OlafenwaMoses / ImageAI

A python library built to empower developers to build applications and systems with self-contained Computer Vision capabilities
https://www.genxr.co/#products
MIT License
8.48k stars 2.18k forks source link

Issues while using GPU. Loss = nan #742

Open JuICe1352 opened 2 years ago

JuICe1352 commented 2 years ago

Hello, I'm trying to train an Image-Detection mode. The training works fine on the CPU but is extremely slow. If I try to run it on the GPU the loss stays at nan for the entire duration no model is saved. The GPU also does not see use in the Taskmanager.

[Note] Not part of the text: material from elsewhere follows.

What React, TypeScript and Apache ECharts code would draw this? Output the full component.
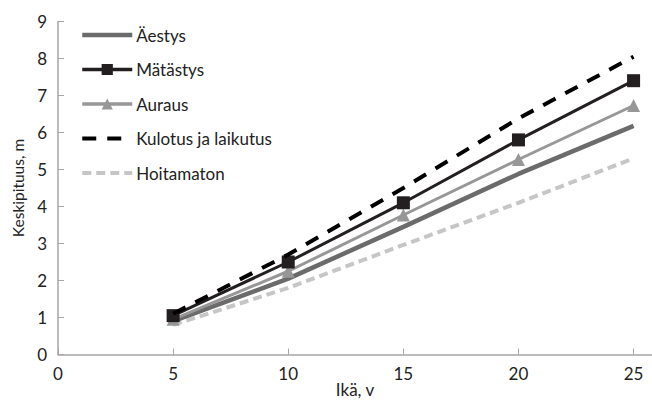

I'm running Windows 11 with a 3080 Laptop GPU.

Ive got tensorflow-gpu = 1.13.1, imageai = 2.1.5, keras = 2.3.1, cudnn = 7.6.5 and cudatoolkit= 10.0.130 as well as the other dependencys for imageai installed.

My code looks like this:

trainer = DetectionModelTrainer()
trainer.setModelTypeAsYOLOv3()
trainer.setDataDirectory(data_directory='HardHatImages_Det')
trainer.setTrainConfig(object_names_array=['person hardhat'],
                        batch_size=4,
                        num_experiments=20,
                        train_from_pretrained_model='Models\yolo.h5')
trainer.trainModel()

And the output like this:

Generating anchor boxes for training images and annotation...
Average IOU for 9 anchors: 0.76
Anchor Boxes generated.
Detection configuration saved in  HardHatImages_Det\json\detection_config.json
Training on:    ['person hardhat']
Training with Batch Size:  4
Number of Experiments:  20
WARNING:tensorflow:From [C:\Users\---\anaconda3\envs\ImageAIv3\lib\site-packages\tensorflow\python\ops\resource_variable_ops.py:435](): colocate_with (from tensorflow.python.framework.ops) is deprecated and will be removed in a future version.
Instructions for updating:
Colocations handled automatically by placer.
WARNING:tensorflow:From [C:\Users\---\anaconda3\envs\ImageAIv3\lib\site-packages\imageai\Detection\Custom\yolo.py:24](): to_float (from tensorflow.python.ops.math_ops) is deprecated and will be removed in a future version.
Instructions for updating:
Use tf.cast instead.
Training with transfer learning from pretrained Model
[C:\Users\---\anaconda3\envs\ImageAIv3\lib\site-packages\keras\callbacks\callbacks.py:998](): UserWarning: `epsilon` argument is deprecated and will be removed, use `min_delta` instead.
  warnings.warn('`epsilon` argument is deprecated and '
WARNING:tensorflow:From [C:\Users\---\anaconda3\envs\ImageAIv3\lib\site-packages\tensorflow\python\ops\math_ops.py:3066](): to_int32 (from tensorflow.python.ops.math_ops) is deprecated and will be removed in a future version.
Instructions for updating:
Use tf.cast instead.
Epoch 1/20
944/944 [==============================] - 1512s 2s/step - loss: nan - yolo_layer_1_loss: nan - yolo_layer_2_loss: nan - yolo_layer_3_loss: nan - val_loss: nan - val_yolo_layer_1_loss: nan - val_yolo_layer_2_loss: nan - val_yolo_layer_3_loss: nan
Epoch 2/20
425/944 [============>.................] - ETA: 3:53 - loss: nan - yolo_layer_1_loss: nan - yolo_layer_2_loss: nan - yolo_layer_3_loss: nan

I hope someone can help me. I've tried quite a bit of stuff by not but I'm not that experienced with python so I could be missing something obvious.

Thanks in advanced Juice

EDIT: Quick addition: It stays at Epoch 1/20 for a solid 15-20min till the bar below appears and it starts doing something. In this time the CPU occasionally works a bit and the RAM stays at a consistent but quite full level. I don't know whether that's normal but I just wanted to add it.